A few days ago, not too far after she learned the sign for “book,” I noticed that she would start signing for “book” even when I had already started reading a book. At first, I ignored her sign and I kept reading, and so she started signing “all done.” I thought maybe she was confused, because the book wasn’t all done (see how my brain works?) and I kept going, so she did the only other thing possible: she grabbed the book, closed it, threw it out of my hands, and wriggled out of my lap so that she could get another book.
We went through a few books like this, and then I finally realized that she wasn’t in a weird mood, but rather she was communicating her opinions about books to me, and I had been ignoring her signs because I wasn’t interested in her preferences. It hadn’t occurred to me that she would have strong opinions about books at such a young age.
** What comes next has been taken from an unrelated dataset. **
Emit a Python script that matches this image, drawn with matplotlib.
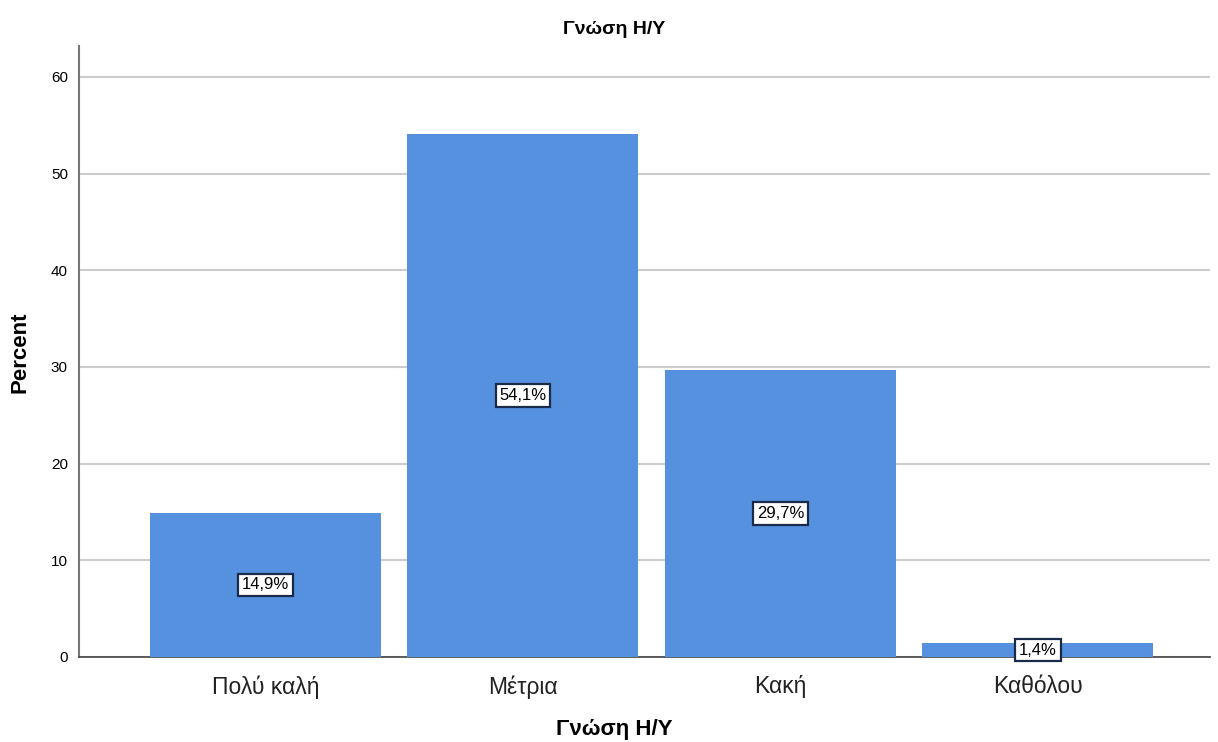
import matplotlib
matplotlib.use("Agg")
import matplotlib.pyplot as plt

categories = ["Πολύ καλή", "Μέτρια", "Κακή", "Καθόλου"]
percents = [14.9, 54.1, 29.7, 1.4]
labels = ["14,9%", "54,1%", "29,7%", "1,4%"]
yticks = [0, 10, 20, 30, 40, 50, 60]

fig = plt.figure(figsize=(12.18, 7.42), dpi=100)
ax = fig.add_axes([79/1218, 1-657/742, (1210-79)/1218, (657-46)/742])

x = list(range(len(categories)))
bars = ax.bar(x, percents, width=0.897, color="#5591DE", zorder=3)

for xi, v, lab in zip(x, percents, labels):
    ax.text(xi, v/2, lab, ha="center", va="center", fontsize=12,
            family=["Liberation Sans Narrow", "Liberation Sans", "DejaVu Sans"],
            bbox=dict(boxstyle="square,pad=0.22", fc="white", ec="#1a2a4a", lw=1.6),
            zorder=5)

ax.set_xlim(-0.724, 3.668)
ax.set_ylim(0, 63.2)
ax.set_yticks(yticks)
ax.set_yticklabels([str(t) for t in yticks], fontsize=11,
                   family=["Liberation Sans", "DejaVu Sans"])
ax.set_xticks(x)
ax.set_xticklabels(categories, fontsize=16.5,
                   family=["Liberation Sans Narrow", "Liberation Sans", "DejaVu Sans"],
                   color="#222222")
ax.tick_params(axis="both", length=0, pad=8)
ax.tick_params(axis="x", pad=13)

ax.yaxis.grid(True, color="#cccccc", lw=1.5, zorder=0)
ax.set_axisbelow(True)
for s in ["top", "right"]:
    ax.spines[s].set_visible(False)
ax.spines["left"].set_color("#777777")
ax.spines["left"].set_linewidth(1.5)
ax.spines["bottom"].set_color("#444444")
ax.spines["bottom"].set_linewidth(1.2)

fig.text(614/1218, 1-30/742, "Γνώση Η/Υ", ha="center", va="center", fontsize=14,
         fontweight="bold", family=["Liberation Sans", "DejaVu Sans"])
fig.text(614/1218, 1-729/742, "Γνώση Η/Υ", ha="center", va="center", fontsize=16,
         fontweight="bold", family=["Liberation Sans", "DejaVu Sans"])
fig.text(20/1218, 1-352/742, "Percent", ha="center", va="center", rotation=90,
         fontsize=16, fontweight="bold", family=["Liberation Sans", "DejaVu Sans"])

fig.savefig("out.png", dpi=100)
So we sat down with her book collection, and I read through each book to determine which ones she liked. If we were less than halfway through a book when she signaled “book” (meaning “next book please!”) or “all done,” that book went into the Reject Pile. Mostly, we didn’t even make it past one page before she would reject a book, and only about 10% of her books passed the All Done Test. The books that passed included:
- The Very Hungry Caterpillar
- Brown Bear, Brown Bear, What Do You See?
- Peek-A Who?
- Moo, Baa, La La La
- Hop On Pop
- Don’t Let the Pigeon Drive the Bus!
- Where is Baby’s Belly Button?
Of those books, Brown Bear is her hands-down favorite, and she will request it as many times as I can stand to read it. Most of these books have simple rhymes, and even if she can’t understand the words, she likes the rhythm. I don’t know why she likes Hop on Pop over any other rhyming book, or Moo, Baa over other Sandra Boynton books, nor do I understand why she likes the Pigeon books, because those don’t rhyme at all (although I’m glad we share an interest in preventing that pigeon from having fun, because those books are funny). I put up a gallant effort to read the beginning and ending of Hungry Caterpillar every time she picks it, but she is only interested in the pages with holes to poke–and who can blame her?
I knew that by teaching her baby signs, that I would be opening up the channels for communication and helping her establish independence. But I didn’t realize that my preferences were getting in the way of hers. For now, it’s books, and in the near future it will be clothes and music, and who knows beyond that. This is the first step, for me, in learning to let my daughter have opinions that are different than mine, and I couldn’t be any prouder of her for starting to express herself.